Wildfires spark big rise in fire insurance premiums across county

Homeowners experiencing sticker shock



PROTECTING PROPERTY—California’s wildfires are impacting more than the state’s landscape. Insurance companies are instituting higher premiums for homes in fire-prone areas or are dropping coverage altogether for homes deemed to be too high-risk to insure. Acorn file photo

PROTECTING PROPERTY—California’s wildfires are impacting more than the state’s landscape. Insurance companies are instituting higher premiums for homes in fire-prone areas or are dropping coverage altogether for homes deemed to be too high-risk to insure. Acorn file photo

California residents whose homes survived last year’s devastating wildfires are beginning to feel the burn of higher insurance premiums. Even worse, some are losing their insurance completely.

Those fires—including the Woolsey and Hill blazes that tore through Ventura County in November 2018—burned more than 1.8 million acres of land across the state and caused billions of dollars in property damage, according to the National Interagency Fire Center.

Insurance companies took a huge financial hit and, as a result, are raising rates and offering fewer coverage options in high-risk fire areas.

“Premiums are increasing a lot, especially in high-brush areas,” said Desmond Sandlin, a Farmers Insurance agent based in Camarillo. “You are seeing increases anywhere from 10% to 100% based on the area you are in.”

Some of the greatest increases Sandlin said he’s seen are in the Santa Rosa Valley, where homes sit close to fire-prone hillsides and are many miles from the closest fire station.

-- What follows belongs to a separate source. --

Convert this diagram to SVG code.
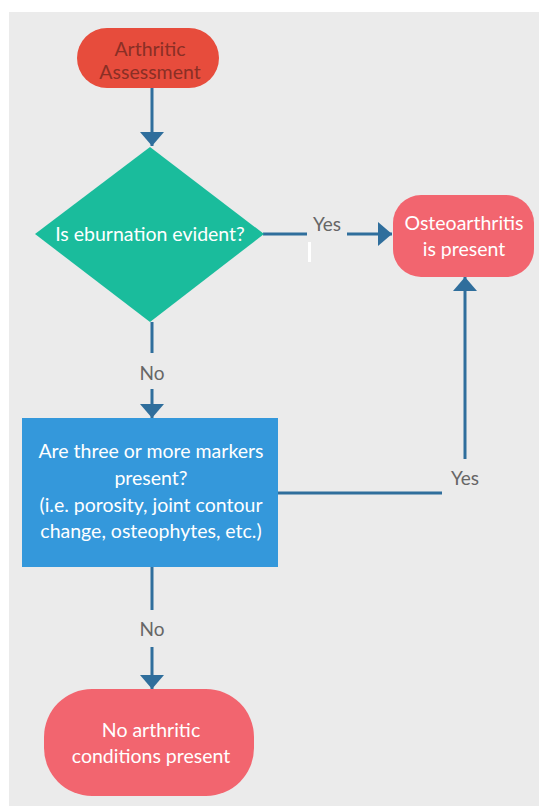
<svg xmlns="http://www.w3.org/2000/svg" width="539" height="806" viewBox="0 0 539 806">
<defs>
<style>
.lbl{font-family:Lato,"Open Sans","Liberation Sans",sans-serif;font-size:19.5px;text-anchor:middle}
.w{fill:#ffffff}
.lk{font-family:Lato,"Open Sans","Liberation Sans",sans-serif;font-size:19px;fill:#666666;text-anchor:middle}
.c{stroke:#2f6e9c;stroke-width:3;fill:none}
</style>
<marker id="arr" viewBox="0 0 14 24" refX="14" refY="12" markerWidth="14" markerHeight="24" markerUnits="userSpaceOnUse" orient="auto">
<path d="M0,0 L14,12 L0,24 z" fill="#2f6e9c"/>
</marker>
</defs>
<rect x="0" y="0" width="539" height="806" fill="#ffffff"/>
<rect x="9" y="12" width="530" height="794" fill="#ebebeb"/>

<g id="connectors">
<path class="c" d="M152,88 V146" marker-end="url(#arr)"/>
<path class="c" d="M263,234 H307"/>
<path class="c" d="M347,234 H392" marker-end="url(#arr)"/>
<path class="c" d="M152,322 V353"/>
<path class="c" d="M152,389 V418" marker-end="url(#arr)"/>
<path class="c" d="M278,493 H442"/>
<path class="c" d="M465,459 V277" marker-end="url(#arr)"/>
<path class="c" d="M152,567 V610"/>
<path class="c" d="M152,647 V689" marker-end="url(#arr)"/>
<rect x="308" y="242" width="3" height="20" fill="#ffffff"/>
<text class="lk" x="327" y="231">Yes</text>
<text class="lk" x="152" y="380">No</text>
<text class="lk" x="465" y="485">Yes</text>
<text class="lk" x="152" y="636">No</text>
</g>

<g id="start">
<rect x="77" y="28" width="142" height="60" rx="30" fill="#e74c3c"/>
<text class="lbl" fill="#8a2f25" x="150" y="56">Arthritic</text>
<text class="lbl" fill="#8a2f25" x="150" y="79">Assessment</text>
</g>

<g id="decision1">
<polygon points="150,147 264,234 150,322 35,234" fill="#1abc9c"/>
<text class="lbl w" x="150" y="241">Is eburnation evident?</text>
</g>

<g id="osteo">
<rect x="393" y="195" width="141" height="82" rx="28" fill="#f2656f"/>
<text class="lbl w" x="464" y="230">Osteoarthritis</text>
<text class="lbl w" x="464" y="256">is present</text>
</g>

<g id="decision2">
<rect x="22" y="418" width="256" height="149" fill="#3498db"/>
<text class="lbl w" x="151" y="458">Are three or more markers</text>
<text class="lbl w" x="151" y="485">present?</text>
<text class="lbl w" x="151" y="512">(i.e. porosity, joint contour</text>
<text class="lbl w" x="151" y="538">change, osteophytes, etc.)</text>
</g>

<g id="end">
<rect x="44" y="689" width="210" height="107" rx="48" fill="#f2656f"/>
<text class="lbl w" x="151" y="737">No arthritic</text>
<text class="lbl w" x="151" y="763">conditions present</text>
</g>
</svg>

Other homeowners are losing their coverage altogether. Recent data from the California Department of Insurance shows ZIP codes affected by fires from 2015 to 2017 experienced a 10% increase in policy non-renewals last year. Those numbers are continuing to rise this year as insurance companies try to recoup the $11.4 billion in wildfire-related losses they suffered across the state in 2018.

Last year’s losses came on top of losses from previous years, a cumulative effect that has left insurance companies scrambling to counteract the financial drain.

“Some companies are writing new policies, some are keeping current policies and not writing new (ones), some are non-renewing if they have too much risk in the area,” said Janet Ruiz, director of strategic communications for the Insurance Information Institute, an objective source of analysis on the insurance market.

Insurance alternatives

Homeowners whose insurance policies have been canceled do have options.

Under California law, homeowners are guaranteed insurance through an alternative provider called the Fair Access to Insurance Requirements (FAIR) Plan. The FAIR Plan provides coverage to those living in high-fire risk areas at state-approved rates.

The rates, though, tend to be much higher than traditional insurance because more than half of the policies are provided to individuals who live in areas where the threat of fire is high.

“The California FAIR Plan is a good option for people and they are taking advantage of it. No one has to go uninsured in California,” Ruiz said. “Since it is a high-risk pool, the rates do reflect the wildfire risk and may be higher than what they were paying.”

The FAIR Plan is also less comprehensive than traditional insurance as it only provides fire, lightning and windstorm coverage. Insurance brokers recommend that those who opt for the FAIR Plan also get a second policy, called a Difference in Conditions (DIC) policy, for coverage against water damage, theft and other liabilities.

Ruiz said some homeowners are also taking advantage of Surplus Line Insurance policies, which can be purchased individually from different carriers. Unlike normal insurance, these policies can be bought from carriers that are not licensed in California.

Rate increases

The Insurance Information Institute said companies determine coverage and pricing by assessing the overall risk of a home and the area it is in.

Most look at a combination of factors including topography, availability of fire services and wind, which can carry embers to homes. Some insurers are using new technology such as satellite imagery to determine how near a home is to brush and hillsides.

The rate increases have been a year in the making. The California

Department of Insurance looks at a 20-year history of losses prior to approving rate increase filings. It can take, on average, six months to a year to complete the process, Ruiz said.

To offset the rising premiums, experts are recommending that individuals work with a local broker to find better coverage and “shop around” to find the best deal in their area.

“A lot of my clients are getting sticker-shocked but I’m letting them know that you don’t want to cancel your insurance until you have secured coverage somewhere else at a better rate,” Sandlin said.

Ian Bradley contributed to this article.